Monday, Feb. 25, 1935
Approach to Absolute
The nadir of cold called Absolute Zero exists not as a reality of nature but as a textbook definition, as a goal which haunts the minds of low-temperature researchers and which they do not expect to attain. Cold is the absence of heat. Heat is molecular activity. Thus Absolute Zero is the point at which the molecules that compose matter would lie like heaps of corpses in rigid juxtaposition. Physicists locate Absolute Zero at --273.13DEG Centigrade.
Much has already been learned about the properties of matter at temperatures close to the utmost cold. Lead, for example, shows superconductivity, which means that an electric current passing through it keeps on flowing after the circuit is broken. It is unlikely that another fraction of a degree will bring any startling revelation. But the remote chance that it might keeps the low- temperature men pressing indefatigably closer & closer to the inaccessible bottom of the pit.

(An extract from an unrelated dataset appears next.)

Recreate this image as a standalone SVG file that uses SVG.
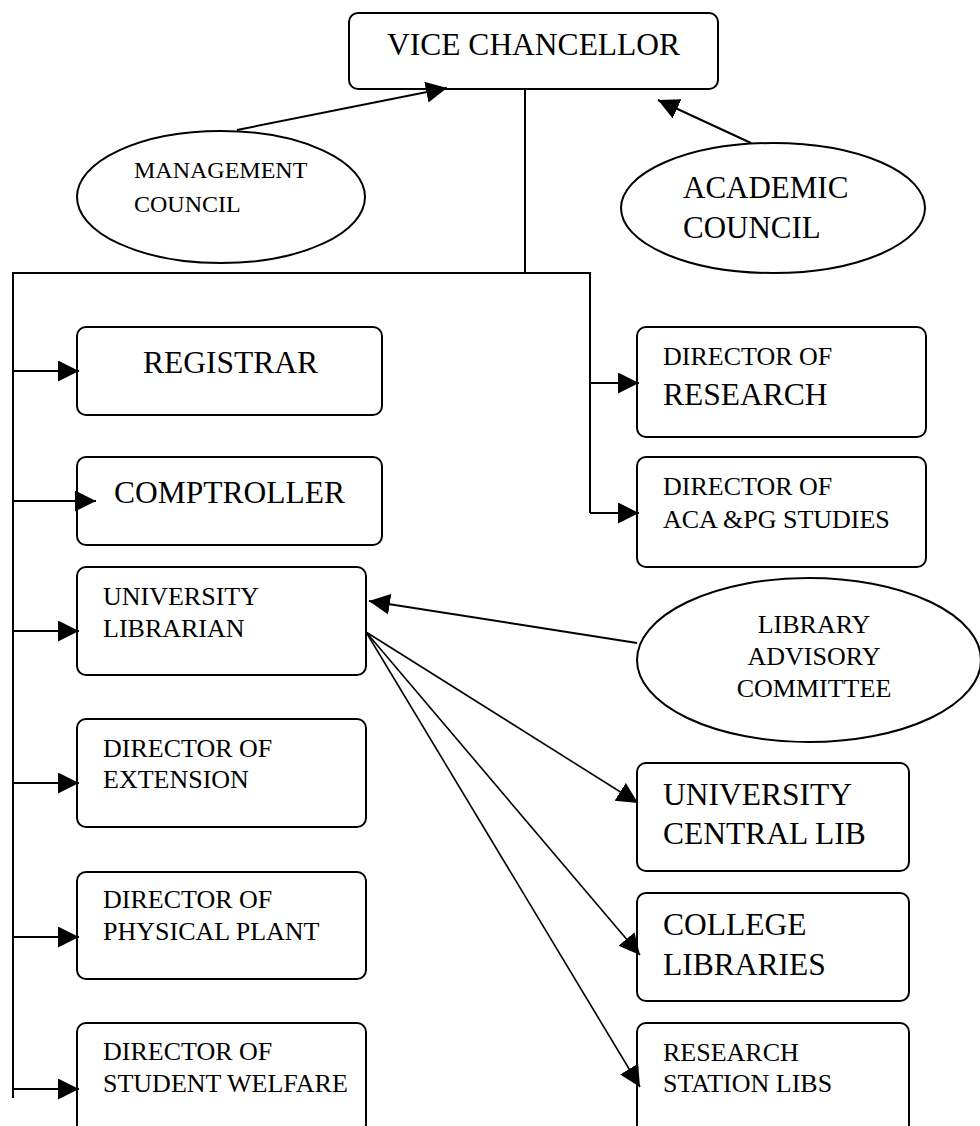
<svg xmlns="http://www.w3.org/2000/svg" width="980" height="1126" viewBox="0 0 980 1126">
  <style>
    .box { fill: #fff; stroke: #000; stroke-width: 2; }
    .oval { fill: #fff; stroke: #000; stroke-width: 2; }
    .wire { fill: none; stroke: #000; stroke-width: 2; }
    .thin { fill: none; stroke: #000; stroke-width: 1.6; }
    text { font-family: "Liberation Serif", "Times New Roman", serif; fill: #000; }
    .lg { font-size: 31.5px; }
    .sm { font-size: 26px; }
    .xs { font-size: 24px; }
  </style>
  <defs>
    <marker id="arrow" markerUnits="userSpaceOnUse" markerWidth="22" markerHeight="22" viewBox="0 0 22 22" refX="21" refY="10.5" orient="auto">
      <path d="M0,0 L21,10.5 L0,21 Z" fill="#000"/>
    </marker>
  </defs>
  <rect width="980" height="1126" fill="#fff"/>

  <g id="vice-chancellor">
    <rect class="box" x="349" y="13" width="369" height="76" rx="9"/>
    <text class="lg" x="387" y="55">VICE CHANCELLOR</text>
  </g>

  <g id="management-council">
    <ellipse class="oval" cx="221" cy="197" rx="144" ry="66"/>
    <text class="xs" x="134" y="178">MANAGEMENT</text>
    <text class="xs" x="134" y="212">COUNCIL</text>
  </g>

  <g id="academic-council">
    <ellipse class="oval" cx="773" cy="208" rx="152" ry="65"/>
    <text style="font-size:31px" x="683" y="198">ACADEMIC</text>
    <text style="font-size:31px" x="683" y="238">COUNCIL</text>
  </g>

  <g id="registrar">
    <rect class="box" x="77" y="327" width="305" height="88" rx="9"/>
    <text class="lg" x="143" y="373">REGISTRAR</text>
  </g>

  <g id="comptroller">
    <rect class="box" x="77" y="457" width="305" height="88" rx="9"/>
    <text class="lg" x="114" y="503">COMPTROLLER</text>
  </g>

  <g id="university-librarian">
    <rect class="box" x="77" y="567" width="289" height="108" rx="9"/>
    <text class="sm" x="103" y="605">UNIVERSITY</text>
    <text class="sm" x="103" y="637">LIBRARIAN</text>
  </g>

  <g id="director-extension">
    <rect class="box" x="77" y="719" width="289" height="108" rx="9"/>
    <text class="sm" x="103" y="757">DIRECTOR OF</text>
    <text class="sm" x="103" y="788">EXTENSION</text>
  </g>

  <g id="director-physical-plant">
    <rect class="box" x="77" y="872" width="289" height="107" rx="9"/>
    <text class="sm" x="103" y="908">DIRECTOR OF</text>
    <text class="sm" x="103" y="940">PHYSICAL PLANT</text>
  </g>

  <g id="director-student-welfare">
    <rect class="box" x="77" y="1023" width="289" height="120" rx="9"/>
    <text class="sm" x="103" y="1060">DIRECTOR OF</text>
    <text class="sm" x="103" y="1092">STUDENT WELFARE</text>
  </g>

  <g id="director-research">
    <rect class="box" x="637" y="327" width="289" height="110" rx="9"/>
    <text class="sm" x="663" y="365">DIRECTOR OF</text>
    <text class="lg" x="663" y="405">RESEARCH</text>
  </g>

  <g id="director-aca-pg">
    <rect class="box" x="637" y="457" width="289" height="110" rx="9"/>
    <text class="sm" x="663" y="495">DIRECTOR OF</text>
    <text class="sm" x="663" y="528">ACA &amp;PG STUDIES</text>
  </g>

  <g id="library-advisory-committee">
    <ellipse class="oval" cx="809" cy="660" rx="172" ry="82"/>
    <text class="sm" x="814" y="633" text-anchor="middle">LIBRARY</text>
    <text class="sm" x="814" y="665" text-anchor="middle">ADVISORY</text>
    <text class="sm" x="814" y="697" text-anchor="middle">COMMITTEE</text>
  </g>

  <g id="university-central-lib">
    <rect class="box" x="637" y="763" width="272" height="108" rx="9"/>
    <text class="lg" x="663" y="805">UNIVERSITY</text>
    <text class="lg" x="663" y="844">CENTRAL LIB</text>
  </g>

  <g id="college-libraries">
    <rect class="box" x="637" y="893" width="272" height="108" rx="9"/>
    <text class="lg" x="663" y="935">COLLEGE</text>
    <text class="lg" x="663" y="975">LIBRARIES</text>
  </g>

  <g id="research-station-libs">
    <rect class="box" x="637" y="1023" width="272" height="120" rx="9"/>
    <text class="sm" x="663" y="1061">RESEARCH</text>
    <text class="sm" x="663" y="1092">STATION LIBS</text>
  </g>

  <!-- connectors, drawn last so the comptroller arrowhead shows over its box -->
  <g id="connectors">
    <!-- trunk from the vice chancellor -->
    <polyline class="wire" points="525,89 525,273"/>
    <polyline class="wire" points="13,1098 13,273 590,273 590,513"/>
    <!-- left column branches -->
    <line class="wire" x1="13" y1="371" x2="79" y2="371" marker-end="url(#arrow)"/>
    <line class="wire" x1="13" y1="501" x2="96" y2="501" marker-end="url(#arrow)"/>
    <line class="wire" x1="13" y1="631" x2="79" y2="631" marker-end="url(#arrow)"/>
    <line class="wire" x1="13" y1="783" x2="79" y2="783" marker-end="url(#arrow)"/>
    <line class="wire" x1="13" y1="937" x2="79" y2="937" marker-end="url(#arrow)"/>
    <line class="wire" x1="13" y1="1089" x2="79" y2="1089" marker-end="url(#arrow)"/>
    <!-- right column branches -->
    <line class="wire" x1="590" y1="383" x2="639" y2="383" marker-end="url(#arrow)"/>
    <line class="wire" x1="590" y1="513" x2="639" y2="513" marker-end="url(#arrow)"/>
    <!-- councils to vice chancellor -->
    <line class="wire" x1="237" y1="130" x2="447" y2="88" marker-end="url(#arrow)"/>
    <line class="wire" x1="751" y1="143" x2="658" y2="100" marker-end="url(#arrow)"/>
    <!-- library advisory committee to librarian -->
    <line class="wire" x1="637" y1="643" x2="369" y2="601" marker-end="url(#arrow)"/>
    <!-- librarian to libraries -->
    <line class="thin" x1="366" y1="632" x2="638" y2="803" marker-end="url(#arrow)"/>
    <line class="thin" x1="366" y1="632" x2="640" y2="955" marker-end="url(#arrow)"/>
    <line class="thin" x1="366" y1="632" x2="640" y2="1087" marker-end="url(#arrow)"/>
  </g>
</svg>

The technique of approach is a complicated cycle of cooling, compression, magnetization, demagnetization. Liquid air cools compressed hydrogen until it liquefies, the liquid hydrogen cools com- pressed helium until it too liquefies. The last stage depends on the fact that magnetization heats matter, demagnetization chills it. The substance is powerfully magnetized and the heat generated drawn off; then a step farther down the scale of cold is obtained by demagnetization, and the cycle is repeated. The temperature is read by a system, of delicate balances, using the principle (discovered in the Curie laboratories of Paris) that the magnetic force of a magnetized body is proportional to its temperature.
Lately the struggle toward Absolute Zero has been led by Holland's University of Leyden and the University of California, both of which have tremendous magnets. For the final push they used highly magnetic salts--gadolinium sulphate octahydrate in California, cerium fluoride in Leyden. In 1933 Leyden was within .27DEG C. of Absolute Zero. Then California got it down to .16DEG. Then Leyden reached .03DEG.
Then in Leyden, Professor W. J. de Haas turned to another magnetic com- pound, containing potassium, chromium, alum. Last week he revealed that he had taken a huge bite from the tiny distance remaining. His compound was .0002DEG C. above Absolute Zero.